Correlations between questionnaire measures among professional sportsmen who perform exercise regularly

Depression Anxiety
Anxiety .692**
N = 20
Compulsive exercise .763** .707**
N = 16 N = 16

p < 0.05*, p < 0.01**

The results indicate that among the professional exercise group measures of compulsive exercise were associated with measures of depression r = 0.763; p < 0.01 and trait anxiety r = 0.707; p < 0.01. A following post-hoc one-way analysis of variance (ANOVA) comparison of all groups revealed that the professional exercise group had higher depression scores than the recreational exercise group [F(2, 92) = 3.12, p < 0.05)]. Secondly, the professional exercise group showed higher levels of compulsive exercise than the recreational exercise group [F(2, 60) = 9.74, p < 0.01].

Thirdly, there was no significant difference between the professional and recreational exercise groups in STAI trait anxiety [F(2, 92) = 0.59, p = N.S]

Discussion

The main finding in this study was that ratings of compulsive exercise were associated with ratings of anxiety and depression among individuals who exercise for professional and recreational purpose. Secondly, professional sportsmen were more depressed than recreational sportsmen were but did not show higher trait anxiety ratings. Thirdly, recreational sportsmen showed an association between compulsive exercise and depression but not with trait anxiety.

Previous studies (Babyak et al., 2000; Cooney et al., 2013; Da Silva et al., 2012; Mutrie, 1988, 2000) demonstrated that aerobic exercise could reduce depression and state anxiety in clinical populations. In our study, since there are no baseline measures of anxiety and depression before the participants have become compulsive exercisers, we cannot infer any causal role between compulsive exercise and depression or anxiety. It is unclear why those who are addicted to exercise are more depressed than non-exercising individuals, perhaps obsessive exercise might lead to depression and anxiety.

Since exercise is supposed to be beneficial in enhancing positive affect and alleviating negative affect, it is surprising that professional sportsmen showed higher ratings of depression compared with recreational exercisers in this study. Perhaps the demands imposed on professional athletes to perform and compete led to feelings of depression and helplessness, despite the potential financial and social benefits associated with professional sports.

There are several limitations to this study. First, there is a relatively small number of participants (n = 71) and a higher sample would probably be more sensitive to differences in measures of anxiety and depression among groups.
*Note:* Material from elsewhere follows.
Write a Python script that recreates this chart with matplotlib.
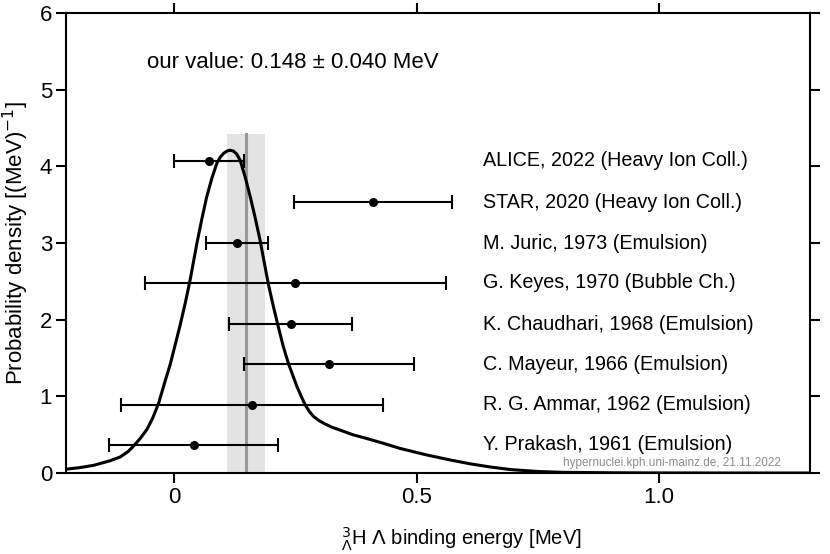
import numpy as np
import matplotlib.pyplot as plt

plt.rcParams['font.family'] = ['Liberation Sans', 'DejaVu Sans']

# measurements (value, total error) and the row height they are drawn at
labels = ["ALICE, 2022 (Heavy Ion Coll.)", "STAR, 2020 (Heavy Ion Coll.)",
          "M. Juric, 1973 (Emulsion)", "G. Keyes, 1970 (Bubble Ch.)",
          "K. Chaudhari, 1968 (Emulsion)", "C. Mayeur, 1966 (Emulsion)",
          "R. G. Ammar, 1962 (Emulsion)", "Y. Prakash, 1961 (Emulsion)"]
values = [0.072, 0.41, 0.13, 0.25, 0.24, 0.32, 0.16, 0.04]
errors = [0.073, 0.163, 0.064, 0.31, 0.126, 0.175, 0.27, 0.175]
rows = [4.07, 3.53, 3.00, 2.48, 1.94, 1.42, 0.89, 0.37]

# combined probability density
curve_x = [-0.225, -0.195, -0.166, -0.132, -0.111, -0.095, -0.084, -0.070, -0.056,
           -0.044, -0.032, -0.020, -0.008, 0.002, 0.012, 0.023, 0.033, 0.047, 0.057,
           0.067, 0.078, 0.088, 0.095, 0.102, 0.109, 0.115, 0.122, 0.129, 0.136,
           0.146, 0.157, 0.167, 0.177, 0.194, 0.205, 0.215, 0.225, 0.236, 0.253,
           0.262, 0.270, 0.279, 0.287, 0.297, 0.308, 0.324, 0.342, 0.368, 0.397,
           0.430, 0.466, 0.521, 0.569, 0.610, 0.650, 0.693, 0.750, 0.800, 0.900,
           1.000, 1.150, 1.311]
curve_y = [0.048, 0.07, 0.10, 0.16, 0.21, 0.28, 0.35, 0.45, 0.57,
           0.72, 0.91, 1.17, 1.42, 1.67, 1.92, 2.22, 2.52, 3.00, 3.31,
           3.60, 3.85, 4.04, 4.12, 4.17, 4.20, 4.21, 4.20, 4.16, 4.08,
           3.87, 3.60, 3.33, 3.04, 2.47, 2.16, 1.90, 1.65, 1.42, 1.13,
           1.00, 0.89, 0.80, 0.74, 0.69, 0.65, 0.60, 0.56, 0.50, 0.45,
           0.39, 0.32, 0.235, 0.17, 0.12, 0.08, 0.045, 0.02, 0.009, 0.003,
           0.001, 0.0, 0.0]

our_value = 0.148
our_error = 0.040
band_top = 4.42

fig = plt.figure(figsize=(8.3, 5.54), dpi=100)
ax = fig.add_axes([0.0795, 0.1462, 0.8965, 0.8303])

ax.fill_between([our_value - our_error, our_value + our_error], 0, band_top,
                color="#e3e3e3", lw=0, zorder=1)
ax.plot([our_value, our_value], [0, band_top], color="#999999", lw=2.2, zorder=2)

ax.plot(curve_x, curve_y, color="black", lw=2.2, zorder=4)

ax.errorbar(values, rows, xerr=errors, fmt="o", color="black", ms=5.5,
            elinewidth=1.5, capsize=5, capthick=1.5, zorder=5)

for lab, r in zip(labels, rows):
    ax.text(0.637, r, lab, fontsize=14.2, va="center", ha="left")

ax.text(-0.055, 5.36, "our value: 0.148 \u00b1 0.040 MeV", fontsize=16,
        va="center", ha="left")
ax.text(1.25, 0.13, "hypernuclei.kph.uni-mainz.de, 21.11.2022", fontsize=8.5,
        color="#8c8c8c", ha="right", va="center")

ax.set_xlim(-0.223, 1.311)
ax.set_ylim(0, 6)
ax.set_xticks([0, 0.5, 1.0])
ax.set_xticklabels(["0", "0.5", "1.0"])
ax.set_yticks(range(7))
ax.tick_params(direction="out", length=7, width=1.5, labelsize=16,
               top=True, right=True, pad=3)
for s in ax.spines.values():
    s.set_linewidth(1.5)

ax.set_xlabel(r"$^{3}_{\Lambda}$H $\Lambda$ binding energy [MeV]", fontsize=14.5)
ax.xaxis.set_label_coords(0.532, -0.115)
ax.set_ylabel("Probability density [(MeV)$^{-1}$]", fontsize=16, labelpad=6)

fig.savefig("out.png", dpi=100)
Secondly, other variables may explain any associations found such as disordered eating, body image, obsessive–compulsive traits, reputation as an athlete or prior athletic successes, BMI, or sociocultural influences (e.g., pressure to be muscular or thin) that may contribute to compulsive exercise, depression, or anxiety. Thirdly, this is a heterogeneous group of participants in terms of the sports that they exercise, which is a limitation in interpreting the results. Differences in the type of exercise activity, intensity and motivation may have affected the results and with a small sample, it is not possible to assess such differences.

In conclusion, the high ratings of depression in this group may indicate that they need psychological help and that exercise is not sufficient in reducing their depression. Consequently, more studies are required to investigate the role of exercise as a mood enhancement and stress relief mechanism in specific categories of professional and recreational sportsmen.

Authors’ contribution

All individuals included as authors of the paper have contributed substantially to the scientific process leading up to the writing of the paper. The authors have contributed to the conception and design of the project, performance of the experiments, analysis and interpretation of the results and preparing the manuscript for publication.

Conflict of interest

The authors have no interests or activities that might be seen as influencing the research (e.g., financial interests in a test or procedure, funding by pharmaceutical companies for research).

Funding Statement

Funding sources: The study was done as part of an academic course in behavioral addiction at the University of Ariel, Ariel, Israel.